A machine learning‐based operational control framework for reducing energy consumption of an amine‐based gas sweetening process

Abstract

This study proposes a data-driven operational control framework using machine learning-based predictive modeling with the aim of decreasing the energy consumption of a natural gas sweetening process. This multi-stage framework is composed of the following steps: (a) a clustering algorithm based on Density-Based Spatial Clustering of Applications with Noise methodology is implemented to characterize the sampling space of all possible states of the operation and to determine the operational modes of the gas sweetening unit, (b) the lowest steam consumption of each operational mode is selected as a reference for operational control of the gas sweetening process, and (c) a number of high-accuracy regression models are developed using the Gradient Boosting Machines algorithm for predicting the controlled parameters and output variables.
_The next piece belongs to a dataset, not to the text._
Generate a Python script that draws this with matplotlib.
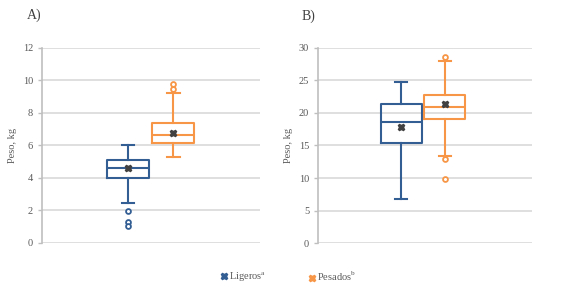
import matplotlib
matplotlib.use("Agg")
import matplotlib.pyplot as plt
from matplotlib.lines import Line2D

plt.rcParams['font.family'] = ['Liberation Serif', 'DejaVu Serif']
plt.rcParams['mathtext.fontset'] = 'custom'
plt.rcParams['mathtext.rm'] = 'Liberation Serif'

groups = ["Ligeros", "Pesados"]
# Panel A stats: whislo, q1, med, q3, whishi, mean, fliers
a_whislo = [2.48, 5.27]
a_q1 = [3.98, 6.13]
a_med = [4.63, 6.66]
a_q3 = [5.09, 7.38]
a_whishi = [6.03, 9.21]
a_mean = [4.62, 6.75]
a_fliers = [[1.99, 1.27, 1.07], [9.45, 9.75]]
# Panel B
b_whislo = [6.75, 13.4]
b_q1 = [15.4, 19.1]
b_med = [18.6, 20.9]
b_q3 = [21.4, 22.75]
b_whishi = [24.7, 27.96]
b_mean = [17.9, 21.3]
b_fliers = [[], [28.6, 13.0, 9.86]]

colors = ["#335E94", "#F79646"]
grid_c = "#D9D9D9"
text_c = "#595959"

fig = plt.figure(figsize=(5.65, 2.94), dpi=100)

def panel(rect, whislo, q1, med, q3, whishi, mean, fliers, ymax, step, pos, width, title, title_xy):
    ax = fig.add_axes(rect)
    for i in range(2):
        st = dict(whislo=whislo[i], q1=q1[i], med=med[i], q3=q3[i], whishi=whishi[i],
                  mean=mean[i], fliers=fliers[i])
        c = colors[i]
        ax.bxp([st], positions=[pos[i]], widths=width, showmeans=True, capwidths=width * 0.3,
               boxprops=dict(color=c, linewidth=1.5),
               medianprops=dict(color=c, linewidth=1.5),
               whiskerprops=dict(color=c, linewidth=1.5),
               capprops=dict(color=c, linewidth=1.5),
               flierprops=dict(marker='o', markersize=3.5, markerfacecolor='white',
                               markeredgecolor=c, markeredgewidth=1.3),
               meanprops=dict(marker='X', markersize=5, markerfacecolor='#404040',
                              markeredgecolor='#404040'))
    ax.set_xlim(0, 1)
    ax.set_ylim(0, ymax)
    ax.set_yticks(range(0, ymax + 1, step))
    ax.set_xticks([])
    ax.yaxis.grid(True, color=grid_c, linewidth=1.2)
    ax.set_axisbelow(True)
    for s in ['top', 'right', 'bottom']:
        ax.spines[s].set_visible(False)
    ax.spines['left'].set_color('#BFBFBF')
    ax.spines['left'].set_linewidth(1.2)
    ax.tick_params(axis='y', colors='#BFBFBF', labelcolor=text_c, labelsize=7.5, length=3, width=1)
    ax.set_ylabel("Peso, kg", fontsize=7.5, color=text_c, labelpad=4)
    fig.text(title_xy[0], title_xy[1], title, fontsize=10, color='#404040', ha='left', va='center')
    return ax

axA = panel([0.0743, 0.1735, 0.3858, 0.6635], a_whislo, a_q1, a_med, a_q3, a_whishi, a_mean,
            a_fliers, 12, 2, [0.394, 0.603], 0.193, "A)", (0.047, 0.948))
axB = panel([0.563, 0.1725, 0.379, 0.6655], b_whislo, b_q1, b_med, b_q3, b_whishi, b_mean,
            b_fliers, 30, 5, [0.388, 0.591], 0.19, "B)", (0.533, 0.945))

labels = ["Ligeros$^{\\mathrm{a}}$", "Pesados$^{\\mathrm{b}}$"]
anchors = [0.391, 0.547]
for i in range(2):
    h = Line2D([], [], linestyle='none', marker='X', markersize=5, color=colors[i])
    leg = fig.legend([h], [labels[i]], loc='center left', bbox_to_anchor=(anchors[i], 0.058),
                     frameon=False, fontsize=7.5, handlelength=0.6, handletextpad=0.2,
                     borderpad=0, borderaxespad=0)
    for t in leg.get_texts():
        t.set_color(text_c)

fig.savefig("out.png", dpi=100)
This framework presents an operational control strategy that provides actionable insights about the energy performance of the current operations of the unit and also suggests the potential of energy saving for gas treating plant operators. The ultimate goal is to leverage this data-driven strategy in order to identify the achievable energy conservation opportunity in such plants. The dataset for this research study consists of 29 817 records that were sampled over the course of 3 years from a gas train in the South Pars Gas Complex. Furthermore, our offline analysis demonstrates that there is a potential of 8% energy saving, equivalent to 5 760 000 Nm3 of natural gas consumption reduction, which can be achieved by mapping the steam consumption states of the unit to the best energy performances predicted by the proposed framework.